The closing “Feet Upon My Shoes” puts the final period with a rattle of guitars—raw, vigorous, charged. A scrap of pure fury, a howl of distortion, a last burst of energy before silence. The album ends exactly as it should: at the peak, on the exhale, with faith in its own nerve.
The album’s greatest force lies in its central contradiction. The ferocity of the sound and the intimacy of the lyrics coexist here simultaneously, and both sides maintain equilibrium right through to the end.
Can the album be faulted? In places, the energy of twelve tracks is distributed a touch more generously than necessary: by the third quarter of the record, the ear grows accustomed to the formula of “gritty roar plus vulnerable lyricism,” and a few songs risk slipping into the shadow of their brighter neighbors.
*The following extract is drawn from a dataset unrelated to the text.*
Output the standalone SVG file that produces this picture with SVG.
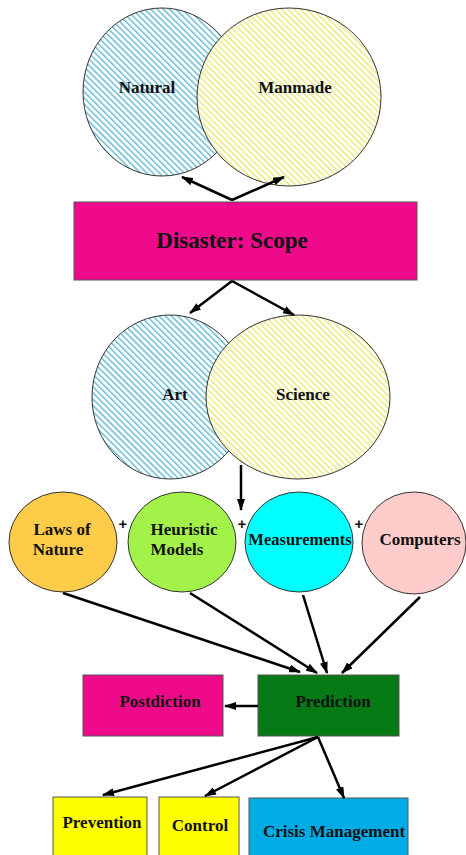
<svg xmlns="http://www.w3.org/2000/svg" width="466" height="855" viewBox="0 0 466 855">
<defs>
<pattern id="hBlue" patternUnits="userSpaceOnUse" width="4.4" height="4.4" patternTransform="rotate(45)">
<rect width="4.4" height="4.4" fill="#ffffff"/>
<line x1="0" y1="1" x2="4.4" y2="1" stroke="#6cbfd8" stroke-width="1.5"/>
</pattern>
<pattern id="hYellow" patternUnits="userSpaceOnUse" width="4.4" height="4.4" patternTransform="rotate(45)">
<rect width="4.4" height="4.4" fill="#ffffff"/>
<line x1="0" y1="1" x2="4.4" y2="1" stroke="#ebeb78" stroke-width="1.5"/>
</pattern>
<marker id="arr" markerUnits="userSpaceOnUse" markerWidth="12" markerHeight="8" refX="11" refY="4" orient="auto">
<path d="M0,0 L12,4 L0,8 z" fill="#000"/>
</marker>
</defs>
<style>
.t{font-family:"Liberation Serif","Times New Roman",serif;font-weight:bold;fill:#111;text-anchor:middle}
.s17{font-size:17px}
.ol{stroke:#333;stroke-width:1}
.box{stroke:#555;stroke-width:1}
.c{stroke:#000;stroke-width:2.5;fill:none;marker-end:url(#arr)}
.plus{font-family:"Liberation Sans",Arial,sans-serif;font-weight:bold;font-size:15px;fill:#111;text-anchor:middle}
</style>
<rect width="466" height="855" fill="#ffffff"/>

<g id="natural">
<ellipse cx="162" cy="92" rx="79" ry="84" fill="url(#hBlue)" class="ol"/>
<text x="147" y="93" class="t s17">Natural</text>
</g>
<g id="manmade">
<ellipse cx="289" cy="97" rx="92" ry="89" fill="url(#hYellow)" class="ol"/>
<text x="295" y="93" class="t s17">Manmade</text>
</g>

<g id="disaster">
<rect x="74" y="202" width="343" height="78" fill="#ee0a8a" class="box"/>
<text x="232" y="248" class="t" font-size="23">Disaster: Scope</text>
</g>

<g id="art">
<ellipse cx="170" cy="397" rx="78" ry="82" fill="url(#hBlue)" class="ol"/>
<text x="175" y="400" class="t s17">Art</text>
</g>
<g id="science">
<ellipse cx="298" cy="397" rx="92" ry="82" fill="url(#hYellow)" class="ol"/>
<text x="303" y="400" class="t s17">Science</text>
</g>

<g id="laws">
<ellipse cx="63" cy="542" rx="54" ry="50" fill="#ffcc4a" class="ol"/>
<text x="62" y="535" class="t s17">Laws of</text>
<text x="58" y="555" class="t s17">Nature</text>
</g>
<g id="heuristic">
<ellipse cx="182" cy="542" rx="54" ry="50" fill="#a3f24a" class="ol"/>
<text x="184" y="535" class="t s17">Heuristic</text>
<text x="177" y="555" class="t s17">Models</text>
</g>
<g id="measurements">
<ellipse cx="299" cy="542" rx="54" ry="50" fill="#00ffff" class="ol"/>
<text x="300" y="545" class="t" font-size="16.5">Measurements</text>
</g>
<g id="computers">
<ellipse cx="414" cy="543" rx="52" ry="51" fill="#ffcccc" class="ol"/>
<text x="420" y="545" class="t s17">Computers</text>
</g>
<g id="plus-signs">
<text x="123" y="529" class="plus">+</text>
<text x="242" y="529" class="plus">+</text>
<text x="359" y="529" class="plus">+</text>
</g>

<g id="postdiction">
<rect x="83" y="675" width="140" height="61" fill="#ee0a8a" class="box"/>
<text x="160" y="707" class="t s17">Postdiction</text>
</g>
<g id="prediction">
<rect x="258" y="675" width="141" height="61" fill="#057a14" class="box"/>
<text x="333" y="707" class="t s17">Prediction</text>
</g>

<g id="prevention">
<rect x="53" y="797" width="94" height="70" fill="#ffff00" class="box"/>
<text x="102" y="828" class="t s17">Prevention</text>
</g>
<g id="control">
<rect x="159" y="797" width="80" height="70" fill="#ffff00" class="box"/>
<text x="200" y="831" class="t s17">Control</text>
</g>
<g id="crisis">
<rect x="249" y="798" width="159" height="70" fill="#00ace6" class="box"/>
<text x="334" y="837" class="t s17">Crisis Management</text>
</g>

<g id="connectors">
<line x1="232" y1="200" x2="182" y2="177" class="c"/>
<line x1="232" y1="200" x2="284" y2="177" class="c"/>
<line x1="232" y1="281" x2="190" y2="313" class="c"/>
<line x1="232" y1="281" x2="294" y2="315" class="c"/>
<line x1="241" y1="465" x2="241" y2="510" class="c"/>
<line x1="63" y1="593" x2="300" y2="672" class="c"/>
<line x1="190" y1="593" x2="317" y2="673" class="c"/>
<line x1="303" y1="595" x2="327" y2="673" class="c"/>
<line x1="420" y1="597" x2="342" y2="673" class="c"/>
<line x1="258" y1="706" x2="225" y2="706" class="c"/>
<line x1="318" y1="737" x2="103" y2="795" class="c"/>
<line x1="318" y1="737" x2="205" y2="796" class="c"/>
<line x1="318" y1="737" x2="344" y2="798" class="c"/>
</g>
</svg>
But that is precisely how the album format works—a second listen brings to the surface what the first listen concealed. The Fine Chairs have only gained from this.
Wait To Be Seated unlocks the secret that garage rock has spent decades hiding beneath leather and steel. The guys in biker jackets, with long hair and blunt language, have a tender heart. It beats in every one of the twelve tracks, and the lyrics give it away completely. I will gladly send every one of these tracks to anyone who has lost faith in themselves, who has turned callous, trampling the glass of hopes underfoot, having forgotten about love. Even these tough guys overflow with it, though it’s hard to believe. The music has said everything, revealing the facets of moods—vigor, labor, reverie. Listen to the album, and you will uncover many secrets without ever consulting the connoisseurs of the human soul. Here everything is laid bare: stars, steel, drive, happiness.